At a glance
- A data protection impact assessment (DPIA) is ‘an assessment of the impact of the envisaged processing operations on the protection of personal data’.
- You must carry out a DPIA before you process personal data when the processing is likely to result in a high risk to the rights and freedoms of individuals.
- The ICO has produced guidance and screening checklists about DPIAs that you may wish to adopt.
- What is a data protection impact assessment?
- When do we need to conduct a DPIA?
- How do we carry out a DPIA?
- When do we need to send our DPIA to the ICO?
Data protection impact assessments or DPIAs (previously known as privacy impact assessments or PIAs) are a tool that can help you identify the most effective way to comply with your data protection obligations and meet individuals’ expectations of privacy. An effective DPIA will allow you to identify and fix problems at an early stage, reducing the associated costs and damage to your reputation which might otherwise occur.
You must carry out a DPIA before you process personal data when the processing is likely to result in a high risk to the rights and freedoms of individuals.
Processing that is likely to result in a high risk includes (but is not limited to):
- systematic and extensive processing activities, including profiling and where decisions that have legal effects, or similarly significant effects, on individuals;
- large scale processing of special categories of data or personal data relation to criminal convictions or offences;
- using new technologies (for example surveillance systems).

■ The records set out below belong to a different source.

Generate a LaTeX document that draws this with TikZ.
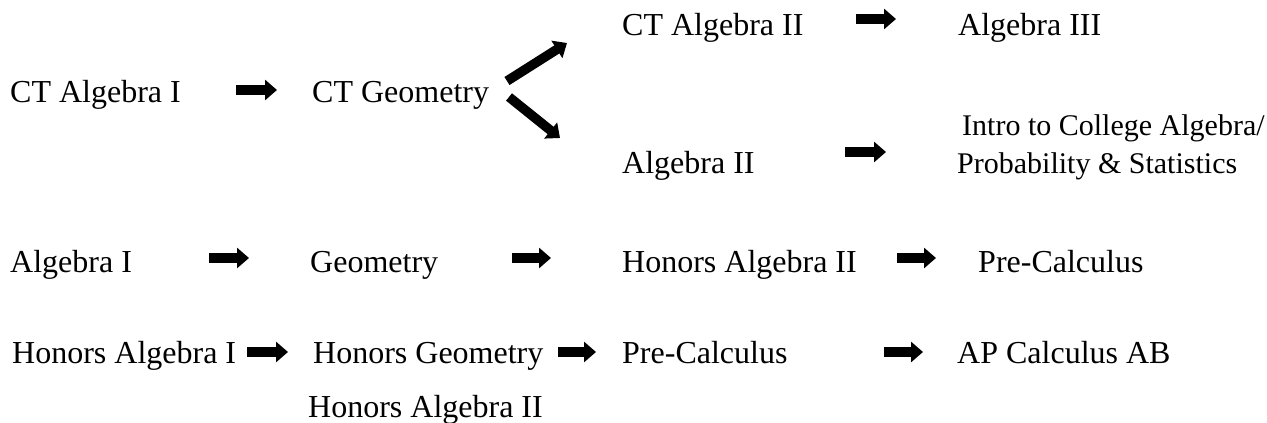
\documentclass[tikz,border=0pt]{standalone}
\usepackage{fontspec}
\setmainfont{Liberation Serif}
\usetikzlibrary{arrows.meta}
\tikzset{
  lbl/.style={anchor=base west, inner sep=0pt, font=\fontsize{32}{37}\selectfont},
  lblsm/.style={anchor=base west, inner sep=0pt, font=\fontsize{30}{35}\selectfont},
  blockarrow/.style={line width=9.5pt, -{Triangle[length=12pt,width=20pt]}}
}
\begin{document}
\begin{tikzpicture}[x=1pt,y=-1pt]
\useasboundingbox (0,0) rectangle (1267,423);
% texts
\node[lbl] (ctA1) at (10,102) {CT Algebra I};
\node[lbl] (ctGeo) at (312,102) {CT Geometry};
\node[lbl] (ctA2) at (622,35) {CT Algebra II};
\node[lbl] (alg3) at (958,35) {Algebra III};
\node[lbl] (alg2) at (622,173) {Algebra II};
\node[lblsm] (intro) at (962,135) {Intro to College Algebra/};
\node[lblsm] (prob) at (957,173) {Probability \& Statistics};
\node[lbl] (a1) at (10,272) {Algebra I};
\node[lbl] (geo) at (310,272) {Geometry};
\node[lbl] (hA2) at (622,272) {Honors Algebra II};
\node[lbl] (pc1) at (978,272) {Pre-Calculus};
\node[lbl] (hA1) at (12,363) {Honors Algebra I};
\node[lbl] (hGeo) at (313,363) {Honors Geometry};
\node[lbl] (pc2) at (622,363) {Pre-Calculus};
\node[lbl] (ap) at (957,363) {AP Calculus AB};
\node[lbl] (hA2b) at (308,417) {Honors Algebra II};
% arrow end points
\coordinate (r1s) at (236,90);  \coordinate (r1e) at (277,90);
\coordinate (u1s) at (507,81);  \coordinate (u1e) at (567,43);
\coordinate (d1s) at (509,97);  \coordinate (d1e) at (560,138);
\coordinate (t1s) at (856,19);  \coordinate (t1e) at (896,19);
\coordinate (m1s) at (845,152); \coordinate (m1e) at (886,152);
\coordinate (g1s) at (209,258); \coordinate (g1e) at (249,258);
\coordinate (g2s) at (512,258); \coordinate (g2e) at (551,258);
\coordinate (g3s) at (897,258); \coordinate (g3e) at (936,258);
\coordinate (h1s) at (247,352); \coordinate (h1e) at (288,352);
\coordinate (h2s) at (558,352); \coordinate (h2e) at (596,352);
\coordinate (h3s) at (884,352); \coordinate (h3e) at (923,352);
% arrows
\foreach \a in {r1,u1,d1,t1,m1,g1,g2,g3,h1,h2,h3}
  \draw[blockarrow] (\a s) -- (\a e);
\end{tikzpicture}
\end{document}
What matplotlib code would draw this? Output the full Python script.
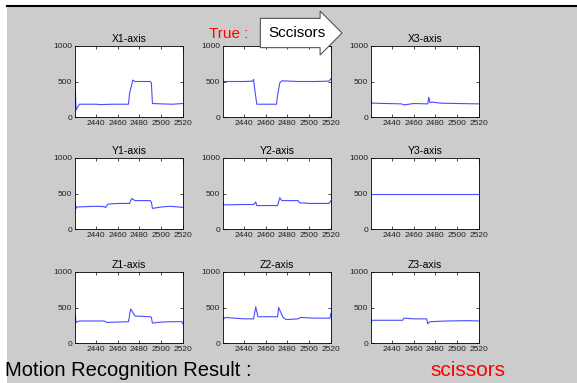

You must take into account the nature, scope, context and purposes of the processing when deciding whether or not it is likely to result in a high risk to individuals’ rights and freedoms.
A DPIA must contain:
- at least a general description of your processing operations and the purposes;
- an assessment of the risks to the rights and freedoms of individuals;
- the measures envisaged to address those risks;
- the safeguards, security measures and mechanisms in place to ensure you protect the personal data; and
- a demonstration of how you are complying with Part 3 of the Act, taking into account the rights and legitimate interests of the data subjects and any other people concerned.
If you have carried out a DPIA that identifies a high risk, and you cannot take any measures to reduce this risk, you need to consult the ICO. You cannot go ahead with the processing until you have done so.
The focus is on the ‘residual risk’ after any mitigating measures have been taken. If your DPIA identified a high risk, but you have taken measures to reduce this risk so that it is no longer a high risk, you do not need to consult the ICO.
The Information Commissioner will respond within six weeks. This timescale may increase by a further month, depending on the complexity of the processing you intend to carry out.
For detail on how to submit a DPIA to the ICO, please see ‘Do we need to consult the ICO?’.
A police force is considering using a commercially available drone system for surveillance purposes. By conducting a DPIA prior to any purchase of the equipment or processing taking place, the force can establish whether or not the equipment offers adequate security for the recording, and if the use of the system is proportionate or poses a high risk to the rights and freedoms of any individuals.
If they discover high risks after conducting a DPIA, and cannot easily mitigate any residual risk, the police force should consider consulting with the Information Commissioner for further guidance or approval.